C’est une fierté d’être sponsorisée par BPCE-IT, et j’étais fière aussi de dire que je travaille pour un groupe partenaire premium. Et puis j’ai été mise en avant par le Groupe BPCE, beaucoup de collaborateurs et de collaboratrices que je ne connaissais pas sont venus me voir pour m’encourager… C’était magique. On a ensuite été célébrer au Petit Palais qui avait été privatisé, et, après la cérémonie de clôture, toute la délégation française a été accueillie au Club France dans une ambiance inoubliable. C’était magnifique !
Concrètement comment l’aide de BPCE-IT vous a-t-elle servi ?
Par exemple, pour disputer des grandes compétitions il faut disposer de deux arcs, car en cas de problème technique, le temps de la réparation, il vous faut un 2e arc. Or moi, je n’en n’avais qu’un car ça coûte cher. Grâce à l’aide de BPCE Infogérance & Technologies, j’ai pu acheter ce 2e arc pour disputer les Jeux Paralympiques. Autre exemple, lorsque je me déplace en train pour aller en stage ou en compétition, ces longs trajets s’avèrent extrêmement fatigants pour moi. Cette aide m’a permis d’assurer certains trajets en avion et de ne pas arriver trop fatiguée en stage ou en compétition. Et surtout, j’ai bénéficié d’aménagements de mon temps de travail à BPCE-IT pour m’entraîner.
Comment l’accès au sport pour une personne en situation de handicap doit-il évoluer après cet été 2024 ?
Les dirigeants de clubs ne devraient pas avoir peur des personnes en situation de handicap…Il faut former les entraîneurs, comme ça a été le cas de mon entraîneur à Balma qui n’avait jamais entraîné une personne en situation de handicap auparavant. La Fédération Française de tir à l’arc a mis en place des formations… Il est essentiel que les dirigeants, les entraîneurs s’ouvrent à ce monde-là.
Est-ce que la médiatisation de certains champions paralympiques est importante pour ce mouvement ?
Plus on en parlera mieux ce sera, on parviendra à toucher des gens qui se disaient : « Je ne peux pas faire de sport ». Or le sport est un facteur d’intégration…. Quel que soit le handicap vous pouvez faire du sport…
Que vous ont apporté ces Jeux Paralympiques sur le plan personnel ?

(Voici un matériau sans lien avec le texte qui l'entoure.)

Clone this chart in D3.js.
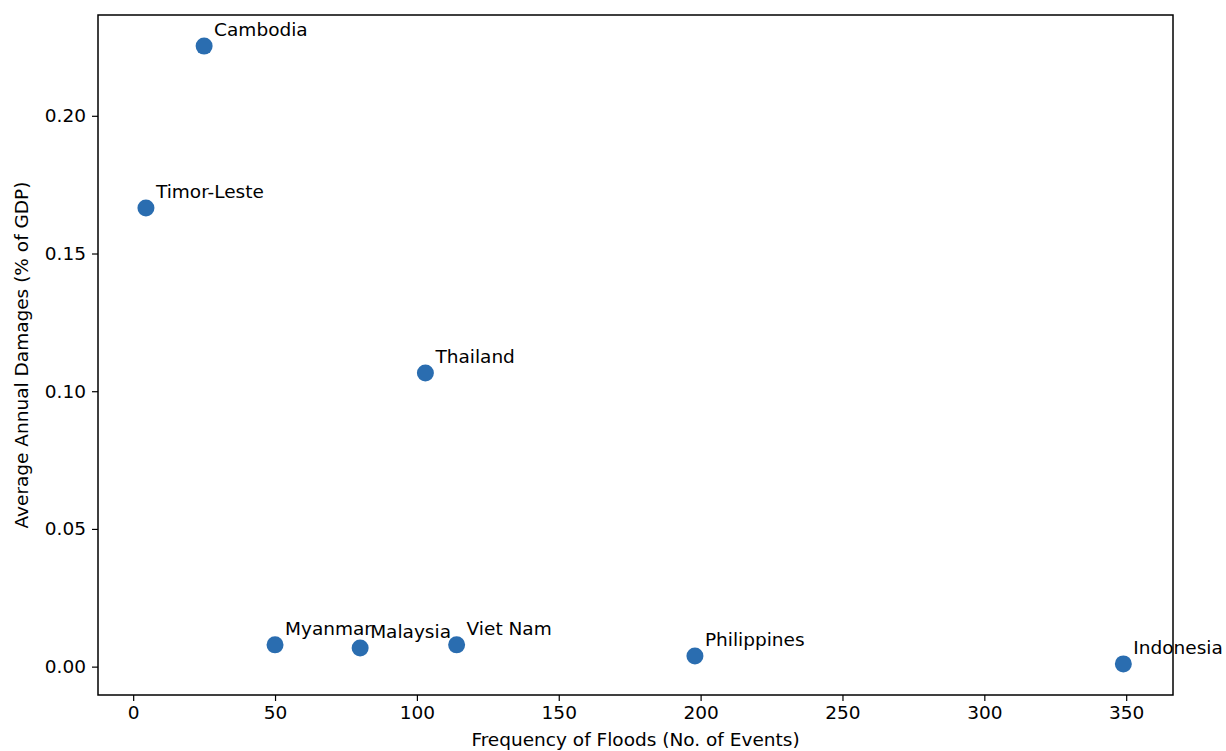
<!DOCTYPE html>
<html>
<head>
<meta charset="utf-8">
<script src="https://cdn.jsdelivr.net/npm/d3@7"></script>
<style>
  body { margin: 0; background: #fff; }
  svg { display: block; font-family: "DejaVu Sans", sans-serif; }
</style>
</head>
<body>
<svg></svg>
<script>
const countries = ["Cambodia", "Timor-Leste", "Thailand", "Myanmar", "Malaysia", "Viet Nam", "Philippines", "Indonesia"];
const floodCounts = [25, 4.5, 103, 50, 80, 114, 198, 349];
const damages = [0.2253, 0.1665, 0.1066, 0.0079, 0.0068, 0.0079, 0.0039, 0.0010];
const xTicks = [0, 50, 100, 150, 200, 250, 300, 350];
const yTicks = [0, 0.05, 0.10, 0.15, 0.20];

const width = 1226, height = 751;
const margin = {left: 98, right: 53, top: 15, bottom: 56};

const svg = d3.select("svg")
  .attr("width", width)
  .attr("height", height);

const x = d3.scaleLinear()
  .domain([-12.4, 366.5])
  .range([margin.left, width - margin.right]);

const y = d3.scaleLinear()
  .domain([-0.0103, 0.2366])
  .range([height - margin.bottom, margin.top]);

const fontSize = 18.5;

// axes
const xAxis = svg.append("g")
  .attr("transform", `translate(0,${height - margin.bottom})`)
  .call(d3.axisBottom(x).tickValues(xTicks).tickFormat(d3.format("d")).tickSize(6).tickPadding(5));

const yAxis = svg.append("g")
  .attr("transform", `translate(${margin.left},0)`)
  .call(d3.axisLeft(y).tickValues(yTicks).tickFormat(d3.format(".2f")).tickSize(6).tickPadding(6));

[xAxis, yAxis].forEach(g => {
  g.select(".domain").remove();
  g.selectAll("line").attr("stroke", "#000").attr("stroke-width", 1.2);
  g.selectAll("text").attr("font-size", fontSize).attr("fill", "#000")
    .attr("font-family", "DejaVu Sans, sans-serif");
});

// frame
svg.append("rect")
  .attr("x", margin.left)
  .attr("y", margin.top)
  .attr("width", width - margin.left - margin.right)
  .attr("height", height - margin.top - margin.bottom)
  .attr("fill", "none")
  .attr("stroke", "#000")
  .attr("stroke-width", 1.5);

// points
const pts = countries.map((c, i) => ({name: c, fx: floodCounts[i], dmg: damages[i]}));

svg.append("g").selectAll("circle")
  .data(pts)
  .join("circle")
  .attr("cx", d => x(d.fx))
  .attr("cy", d => y(d.dmg))
  .attr("r", 8.5)
  .attr("fill", "#2a6db0");

svg.append("g").selectAll("text")
  .data(pts)
  .join("text")
  .attr("x", d => x(d.fx) + 10)
  .attr("y", d => y(d.dmg) - 10)
  .attr("font-size", fontSize)
  .attr("fill", "#000")
  .text(d => d.name);

// axis labels
svg.append("text")
  .attr("x", (margin.left + width - margin.right) / 2)
  .attr("y", 746)
  .attr("text-anchor", "middle")
  .attr("font-size", fontSize)
  .text("Frequency of Floods (No. of Events)");

svg.append("text")
  .attr("transform", `translate(28,${(margin.top + height - margin.bottom) / 2}) rotate(-90)`)
  .attr("text-anchor", "middle")
  .attr("font-size", fontSize)
  .text("Average Annual Damages (% of GDP)");
</script>
</body>
</html>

Cela m’a confortée dans l’idée que lorsqu’on veut vraiment quelque chose, on peut l’obtenir. J’en suis la preuve. Je ne dis pas que c’est facile mais avec des efforts et de l’envie, on peut accomplir ses rêves. À 18 ans, je n’ai pas pu passer mon permis car il fallait aller dans une école spécialisée, disposer d’une voiture adaptée qui coûte chère. C’est ça le handicap ! Mais je ne me suis pas arrêtée à ça. Faire les courses, c’est difficile, faire des études, c’était difficile. Le collège était à plus un kilomètre de chez moi, c’était compliqué de s’y rendre. Pareil pour le lycée, puis la faculté à 25 km, le bus, le métro… et encore, je n’ai pas de handicap trop lourd, je ne suis pas en fauteuil, mais ça a été un combat. J’étais fatiguée le matin car je n’avais pas dormi à cause des douleurs aux jambes. En plus des fatigues physiques, il y a aussi les fatigues psychologiques pour toutes les démarches administratives qu’il faut entreprendre…

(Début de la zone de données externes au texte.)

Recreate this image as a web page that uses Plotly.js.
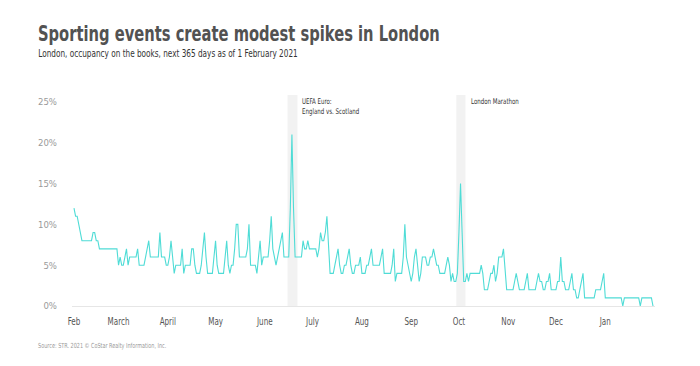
<!DOCTYPE html>
<html>
<head>
<meta charset="utf-8">
<script src="https://cdn.plot.ly/plotly-3.0.1.min.js"></script>
<style>html,body{margin:0;padding:0;background:#fff;}#chart{width:700px;height:366px;}</style>
</head>
<body>
<div id="chart"></div>
<script>
// ---- data ----
const startDate = '2021-02-01';
// daily occupancy on the books (%), 1 Feb 2021 – 31 Jan 2022, one row per week (Mon–Sun)
const occupancy = [
  12, 11, 11, 10, 9, 8, 8,
  8, 8, 8, 8, 8, 9, 9,
  8, 8, 7, 7, 7, 7, 7,
  7, 7, 7, 7, 7, 7, 7,
  5, 6, 5, 5, 6, 7, 5,
  6, 6, 6, 6, 6, 7, 5,
  5, 5, 5, 6, 7, 8, 6,
  6, 6, 6, 6, 6, 9, 6,
  6, 6, 5, 5, 6, 8, 6,
  4, 5, 5, 5, 5, 7, 4,
  5, 5, 5, 5, 7, 7, 5,
  4, 4, 4, 5, 7, 9, 6,
  4, 4, 4, 4, 6, 8, 5,
  4, 4, 4, 4, 6, 8, 5,
  4, 5, 5, 7, 10, 10, 6,
  6, 6, 6, 6, 7, 10, 5,
  5, 5, 5, 4, 6, 8, 5,
  6, 6, 6, 6, 8, 11, 7,
  6, 5, 6, 7, 8, 9, 6,
  6, 6, 6, 12, 21, 12, 6,
  6, 6, 6, 6, 8, 7, 7,
  8, 7, 7, 7, 7, 7, 6,
  7, 9, 8, 8, 9, 11, 7,
  4, 4, 4, 5, 6, 7, 5,
  4, 4, 5, 5, 6, 7, 5,
  4, 4, 5, 5, 5, 6, 4,
  4, 4, 5, 5, 6, 7, 5,
  5, 5, 5, 5, 6, 7, 4,
  4, 4, 4, 4, 5, 7, 3,
  4, 4, 4, 4, 6, 10, 6,
  5, 4, 3, 4, 6, 7, 5,
  3, 4, 6, 6, 6, 5, 5,
  6, 6, 7, 6, 5, 5, 4,
  4, 4, 4, 5, 6, 5, 3,
  4, 3, 3, 4, 9, 15, 9,
  3, 3, 4, 3, 4, 4, 4,
  4, 4, 4, 4, 5, 4, 2,
  2, 2, 3, 4, 4, 5, 3,
  4, 6, 6, 6, 7, 4, 2,
  2, 2, 2, 2, 3, 4, 3,
  2, 2, 2, 2, 3, 4, 2,
  2, 2, 2, 2, 3, 4, 3,
  3, 2, 2, 3, 3, 4, 2,
  2, 2, 2, 3, 3, 6, 3,
  3, 2, 2, 2, 3, 4, 2,
  2, 1, 1, 2, 3, 4, 1,
  1, 1, 1, 1, 1, 1, 2,
  2, 2, 2, 3, 4, 1, 1,
  1, 1, 1, 1, 1, 1, 1,
  1, 1, 0, 1, 1, 1, 1,
  1, 1, 1, 1, 1, 1, 0,
  1, 1, 1, 1, 1, 1, 1,
  0
];
const monthTicks = ['2021-02-01','2021-03-01','2021-04-01','2021-05-01','2021-06-01','2021-07-01','2021-08-01','2021-09-01','2021-10-01','2021-11-01','2021-12-01','2022-01-01'];
const monthLabels = ['Feb','March','April','May','June','July','Aug','Sep','Oct','Nov','Dec','Jan'];
const yTicks = [0, 5, 10, 15, 20, 25];
const events = [
  {label: 'UEFA Euro:<br>England vs. Scotland', from: '2021-06-15 06:00', to: '2021-06-21 12:00'},
  {label: 'London Marathon', from: '2021-09-29 08:00', to: '2021-10-05 02:00'}
];
const titleText = 'Sporting events create modest spikes in London';
const subtitleText = 'London, occupancy on the books, next 365 days as of 1 February 2021';
const sourceText = 'Source: STR. 2021 © CoStar Realty Information, Inc.';

// ---- build dates ----
const dates = [];
const d0 = new Date(startDate + 'T00:00:00Z');
for (let i = 0; i < occupancy.length; i++) {
  const d = new Date(d0.getTime() + i * 86400000);
  dates.push(d.toISOString().slice(0, 10));
}

const W = 700, H = 366;
const M = {l: 72, r: 45, t: 95, b: 60};
const PW = W - M.l - M.r, PH = H - M.t - M.b;
const px2paperX = x => (x - M.l) / PW;
const px2paperY = y => (H - M.b - y) / PH;

const FONT = '"DejaVu Sans Condensed", "DejaVu Sans", sans-serif';

const trace = {
  x: dates, y: occupancy, type: 'scatter', mode: 'lines',
  line: {color: '#4fdcd6', width: 1.1, shape: 'linear'},
  hoverinfo: 'x+y'
};

const shapes = events.map(e => ({
  type: 'rect', xref: 'x', yref: 'paper', x0: e.from, x1: e.to, y0: 0, y1: 1,
  fillcolor: '#f2f2f2', line: {width: 0}, layer: 'below'
}));

const annotations = [
  {text: subtitleText, xref: 'paper', yref: 'paper', x: px2paperX(36), y: px2paperY(53),
   xanchor: 'left', yanchor: 'middle', showarrow: false, font: {family: FONT, size: 10.5, color: '#333'}},
  {text: sourceText, xref: 'paper', yref: 'paper', x: px2paperX(36), y: px2paperY(346),
   xanchor: 'left', yanchor: 'middle', showarrow: false, font: {family: FONT, size: 7, color: '#9a9a9a'}},
  {text: events[0].label, xref: 'x', yref: 'paper', x: events[0].to, y: px2paperY(95),
   xanchor: 'left', yanchor: 'top', xshift: 3, align: 'left', showarrow: false,
   font: {family: FONT, size: 7.8, color: '#333'}},
  {text: events[1].label, xref: 'x', yref: 'paper', x: events[1].to, y: px2paperY(95),
   xanchor: 'left', yanchor: 'top', xshift: 4, align: 'left', showarrow: false,
   font: {family: FONT, size: 7.8, color: '#333'}}
];

const layout = {
  width: W, height: H,
  margin: M,
  paper_bgcolor: '#fff', plot_bgcolor: '#fff',
  showlegend: false,
  title: {text: titleText, x: 38 / W, xanchor: 'left', xref: 'container',
          y: 1 - 33 / H, yanchor: 'middle', yref: 'container',
          font: {family: FONT, size: 22, weight: 'bold', color: '#525252'}},
  xaxis: {
    type: 'date', range: ['2021-01-30 18:00', '2022-02-01 06:00'],
    tickvals: monthTicks, ticktext: monthLabels,
    showgrid: false, zeroline: false, showline: true, linecolor: '#e6e6e6', linewidth: 1,
    ticks: '', ticklabelstandoff: 5,
    tickfont: {family: FONT, size: 10.5, color: '#555'}
  },
  yaxis: {
    range: [0, 25.85], tickvals: yTicks, ticktext: yTicks.map(v => v + '%'),
    showgrid: false, zeroline: false, showline: false,
    ticks: '', ticklabelstandoff: 14,
    tickfont: {family: FONT, size: 9.5, color: '#9a9a9a'}
  },
  shapes: shapes,
  annotations: annotations
};

// horizontal condensing to emulate the narrow typeface of the original
function condense(el, s, mode) {
  const b = el.getBBox();
  const ax = mode === 'end' ? b.x + b.width : mode === 'middle' ? b.x + b.width / 2 : b.x;
  const tr = el.getAttribute('transform') || '';
  el.setAttribute('transform', tr + ' translate(' + ax + ',0) scale(' + s + ',1) translate(' + (-ax) + ',0)');
}
function fitWidth(el, target) {
  const b = el.getBBox();
  condense(el, target / b.width, 'start');
}

Plotly.newPlot('chart', [trace], layout, {displayModeBar: false, staticPlot: true}).then(gd => {
  const t = gd.querySelector('.gtitle');
  if (t) fitWidth(t, 402);
  gd.querySelectorAll('.xtick text').forEach(el => condense(el, 0.76, 'middle'));
  const ann = gd.querySelectorAll('.annotation-text');
  if (ann[0]) fitWidth(ann[0], 260);
  for (let i = 1; i < ann.length; i++) condense(ann[i], 0.78, 'start');
});
</script>
</body>
</html>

Vous avez disputé une épreuve mixte, il y a de plus en plus d’épreuves de ce type au programme olympique et paralympique, pensez-vous que ce soit une bonne chose ?
Paris 2024 sont les premiers Jeux à avoir atteint une parité et ça c’est très important. Les femmes ont toute leur place dans le monde du sport. C’est comme cela que l’on propose aux jeunes filles des images auxquelles s’identifier.
Comment se présentent les prochains mois sportivement pour vous ? Quoi qu’il arrive, le sport continuera-t-il à faire partie de votre vie ?
Je n’arrêterai pas le sport, il est rentré dans ma vie et il n’en sortira pas… Le tir à l’arc, c’est mon sport ! Je ne peux ni courir ni sauter. J’ai déjà repris l’entraînement, ça me manquait… même si mon corps m’a dit « pause »… C’est addictif et puis ça m’a aidée dans mon travail car le tir à l’arc demande de la concentration. C’est très technique, très rigoureux, il ne faut pas être impulsif, ne pas foncer tête baissée… Autant de qualités importantes dans le travail…
Et maintenant… Los Angeles dans quatre ans ?
Ça dépendra de comment mon corps va réagir. Il a été mis à rude épreuve pendant deux ans. Il faut que je prenne le temps de récupérer. Ma jambe d’appui commence à me faire mal, je l’ai sur-sollicitée. Mais bon, c’était tellement magique. Alors on réfléchira à Los Angeles.